— START Data supplied —
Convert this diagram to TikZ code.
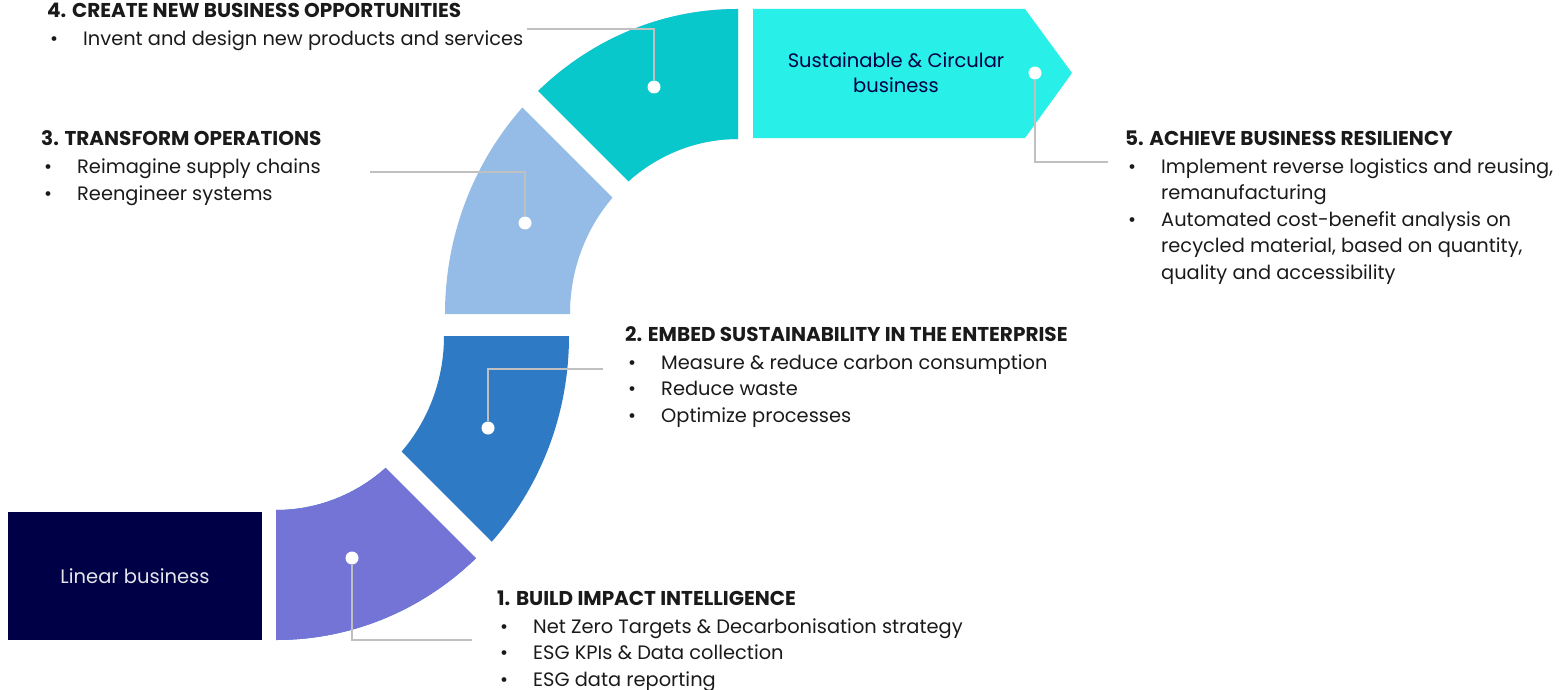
\documentclass[tikz,border=0pt]{standalone}
\usepackage{fontspec}
\setmainfont{Poppins}
\definecolor{navy}{HTML}{000046}
\definecolor{segA}{HTML}{7474D6}
\definecolor{segB}{HTML}{2E7AC4}
\definecolor{segC}{HTML}{94BCE6}
\definecolor{segD}{HTML}{08C8CC}
\definecolor{segE}{HTML}{28F0E8}
\definecolor{conn}{HTML}{C0C0C0}
\definecolor{ink}{HTML}{1A1A1A}
\newcommand{\mybul}[1]{\hspace*{3pt}\makebox[33pt][l]{\textbullet}#1}
\newcommand{\mycont}[1]{\hspace*{36pt}#1}
\newcommand{\mytitle}[1]{{\fontsize{20}{26.5}\selectfont\bfseries #1}}
\begin{document}
\begin{tikzpicture}[x=1pt,y=1pt,
  dot/.style={circle,fill=white,inner sep=0pt,minimum size=13pt},
  link/.style={draw=conn,line width=1.1pt},
  txt/.style={anchor=base west,inner sep=0pt,text=ink,align=left,
    font=\fontsize{19.4}{26.5}\selectfont},
  boxtxt/.style={font=\fontsize{19.5}{25}\selectfont,align=center},
  gap/.style={draw=white,line width=22.5pt}
]
\useasboundingbox (0,0) rectangle (1565,-690);
% lower arc (segments 1 and 2)
\fill[segB] (276,-640) arc[start angle=270,end angle=360,x radius=293,y radius=304]
  -- (444,-336) arc[start angle=0,end angle=-90,x radius=168,y radius=174] -- cycle;
\begin{scope}
\clip (200,-282) -- (700,-782) -- (0,-782) -- (0,-282) -- cycle;
\fill[segA] (276,-640) arc[start angle=270,end angle=360,x radius=293,y radius=304]
  -- (444,-336) arc[start angle=0,end angle=-90,x radius=168,y radius=174] -- cycle;
\end{scope}
\draw[gap] (270,-336) -- (530,-596);
% upper arc (segments 3 and 4)
\fill[segC] (738,-9) arc[start angle=90,end angle=180,x radius=293,y radius=305]
  -- (570,-314) arc[start angle=180,end angle=90,x radius=168,y radius=175] -- cycle;
\begin{scope}
\clip (431,0) -- (900,0) -- (900,-469) -- cycle;
\fill[segD] (738,-9) arc[start angle=90,end angle=180,x radius=293,y radius=305]
  -- (570,-314) arc[start angle=180,end angle=90,x radius=168,y radius=175] -- cycle;
\end{scope}
\draw[gap] (745,-314) -- (485,-54);
% end boxes
\node[fill=navy,minimum width=254pt,minimum height=128pt,inner sep=0pt] (lin) at (135,-576) {};
\node[boxtxt,text=white!90!navy] (lintxt) at (lin.center) {Linear business};
\fill[segE] (753,-9) -- (1025,-9) -- (1072,-73) -- (1025,-138) -- (753,-138) -- cycle;
\node[boxtxt,text=navy] (circ) at (896,-73) {Sustainable \& Circular\\business};
% connectors
\node[dot] (d1) at (352,-558) {};
\node[dot] (d2) at (488,-428) {};
\node[dot] (d3) at (525,-223) {};
\node[dot] (d4) at (654,-87) {};
\node[dot] (d5) at (1035,-73) {};
\coordinate (e1) at (472,-640);
\coordinate (e2) at (603,-369);
\coordinate (e3) at (370,-172);
\coordinate (e4) at (527,-29);
\coordinate (e5) at (1108,-162);
\draw[link] (d1) |- (e1);
\draw[link] (d2) |- (e2);
\draw[link] (d3) |- (e3);
\draw[link] (d4) |- (e4);
\draw[link] (d5) |- (e5);
% texts (anchor = baseline of last line)
\node[txt] (t1) at (497,-686) {\mytitle{1. BUILD IMPACT INTELLIGENCE}\\[1.5pt]
  \mybul{Net Zero Targets \& Decarbonisation strategy}\\
  \mybul{ESG KPIs \& Data collection}\\
  \mybul{ESG data reporting}};
\node[txt] (t2) at (625,-422) {\mytitle{2. EMBED SUSTAINABILITY IN THE ENTERPRISE}\\[1.5pt]
  \mybul{Measure \& reduce carbon consumption}\\
  \mybul{Reduce waste}\\
  \mybul{Optimize processes}};
\node[txt] (t3) at (41,-200) {\mytitle{3. TRANSFORM OPERATIONS}\\[1.5pt]
  \mybul{Reimagine supply chains}\\
  \mybul{Reengineer systems}};
\node[txt] (t4) at (47,-46) {\mytitle{4. CREATE NEW BUSINESS OPPORTUNITIES}\\[1.5pt]
  \mybul{Invent and design new products and services}};
\node[txt] (t5) at (1125,-279) {\mytitle{5. ACHIEVE BUSINESS RESILIENCY}\\[1.5pt]
  \mybul{Implement reverse logistics and reusing,}\\
  \mycont{remanufacturing}\\
  \mybul{Automated cost-benefit analysis on}\\
  \mycont{recycled material, based on quantity,}\\
  \mycont{quality and accessibility}};
\end{tikzpicture}
\end{document}
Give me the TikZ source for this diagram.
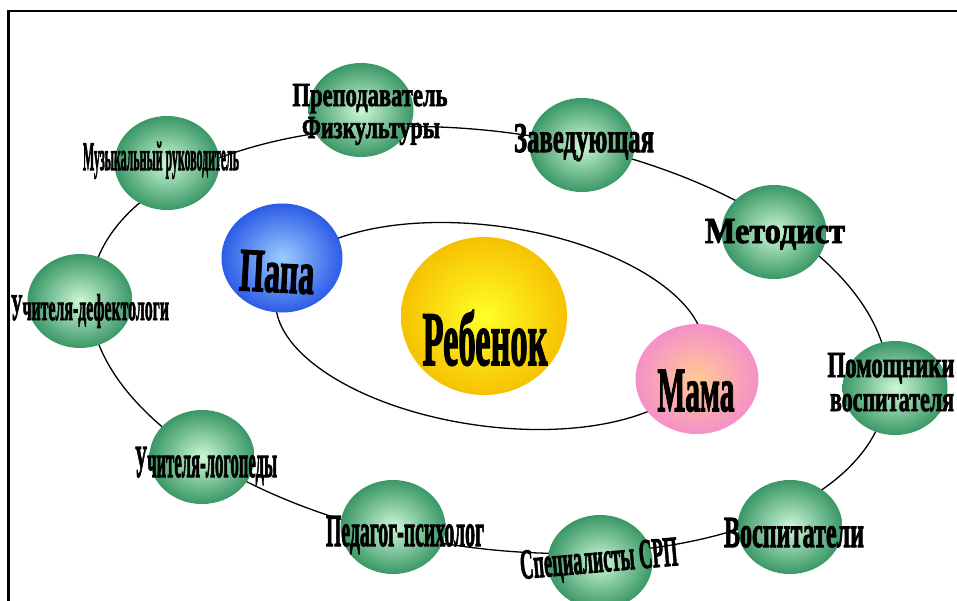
\documentclass[tikz,border=0pt]{standalone}
\usepackage{fontspec}
\setmainfont{Liberation Serif}
\newfontfamily\wafont[BoldFeatures={FakeBold=2.5}]{Liberation Serif}
\usepackage{graphicx}
\usetikzlibrary{shapes.geometric}
\newcommand{\wart}[3]{\resizebox{#1pt}{#2pt}{\wafont\bfseries #3}}
\definecolor{gin}{HTML}{CDF8D6}
\definecolor{gout}{HTML}{3A9766}
\definecolor{bin}{HTML}{9CCBFF}
\definecolor{bout}{HTML}{2C5CE6}
\definecolor{yin}{HTML}{FFFF28}
\definecolor{yout}{HTML}{F6C200}
\definecolor{pin}{HTML}{FFCB92}
\definecolor{pout}{HTML}{F590C8}
\begin{document}
\begin{tikzpicture}[x=1pt,y=-1pt,
  ball/.style={ellipse, inner sep=0pt, draw=none},
  gball/.style={ball, minimum width=105pt, minimum height=94pt, inner color=gin, outer color=gout},
  orbit/.style={line width=1.3pt, black},
  lbl/.style={anchor=base, inner sep=0pt, text=black}]
\useasboundingbox (0,0) rectangle (957,600);
\clip (0,0) rectangle (957,600);
\fill[white] (0,0) rectangle (957,600);
\draw[line width=2.6pt] (8.5,620) -- (8.5,11) -- (980,11);
% orbits
\draw[orbit, rotate around={-8:(489,340)}] (489,340) ellipse [x radius=402, y radius=208];
\draw[orbit, rotate around={-8:(490,326)}] (490,326) ellipse [x radius=216, y radius=100];
% outer spheres
\node[gball] (g1) at (167,163) {};
\node[gball] (g2) at (361,110) {};
\node[gball] (g3) at (582,145) {};
\node[gball] (g4) at (774,232) {};
\node[gball] (g5) at (895,388) {};
\node[gball] (g6) at (790,527) {};
\node[gball] (g7) at (600,562) {};
\node[gball] (g8) at (393,527) {};
\node[gball] (g9) at (202,457) {};
\node[gball] (g10) at (80,301) {};
% inner spheres
\node[ball, minimum width=121pt, minimum height=109pt, inner color=bin, outer color=bout] (papa) at (282,258) {};
\node[ball, minimum width=166pt, minimum height=158pt, inner color=yin, outer color=yout] (child) at (484,316) {};
\node[ball, minimum width=123pt, minimum height=110pt, inner color=pin, outer color=pout] (mama) at (697,379) {};
% labels
\node[lbl] (t1) at (161,170) {\wart{156}{28}{Музыкальный руководитель}};
\node[lbl] (t2a) at (370,106) {\wart{155}{22}{Преподаватель}};
\node[lbl] (t2b) at (371,138) {\wart{138}{21}{Физкультуры}};
\node[lbl] (t3) at (584,152) {\wart{140}{28}{Заведующая}};
\node[lbl] (t4) at (775,243) {\wart{140}{24}{Методист}};
\node[lbl] (t5a) at (891,377) {\wart{127}{24}{Помощники}};
\node[lbl] (t5b) at (892,411) {\wart{124}{17}{воспитателя}};
\node[lbl] (t6) at (794,547) {\wart{140}{29}{Воспитатели}};
\node[lbl, rotate=5] (t7) at (600,572) {\wart{158}{28}{Специалисты СРП}};
\node[lbl] (t8) at (405,546) {\wart{158}{30}{Педагог-психолог}};
\node[lbl] (t9) at (206,477) {\wart{142}{30}{Учителя-логопеды}};
\node[lbl] (t10) at (90,320) {\wart{158}{26}{Учителя-дефектологи}};
\node[lbl, rotate=-3] (tp) at (276,292) {\wart{75}{40}{Папа}};
\node[lbl] (tc) at (485,365) {\wart{125}{55}{Ребенок}};
\node[lbl] (tm) at (696,411) {\wart{77}{41}{Мама}};
\end{tikzpicture}
\end{document}
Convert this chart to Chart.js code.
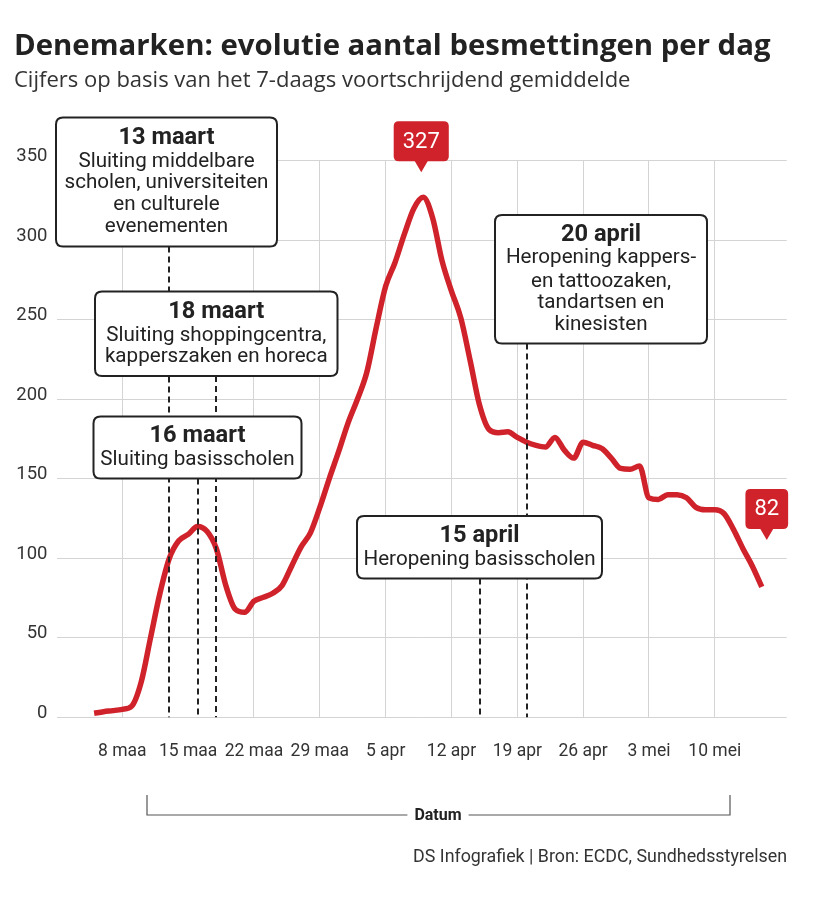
— END Data supplied —
▸ **Brief**
Across the records, how many lines contain "diagram"? Only the number should be given.

▸ **Exercise response**
2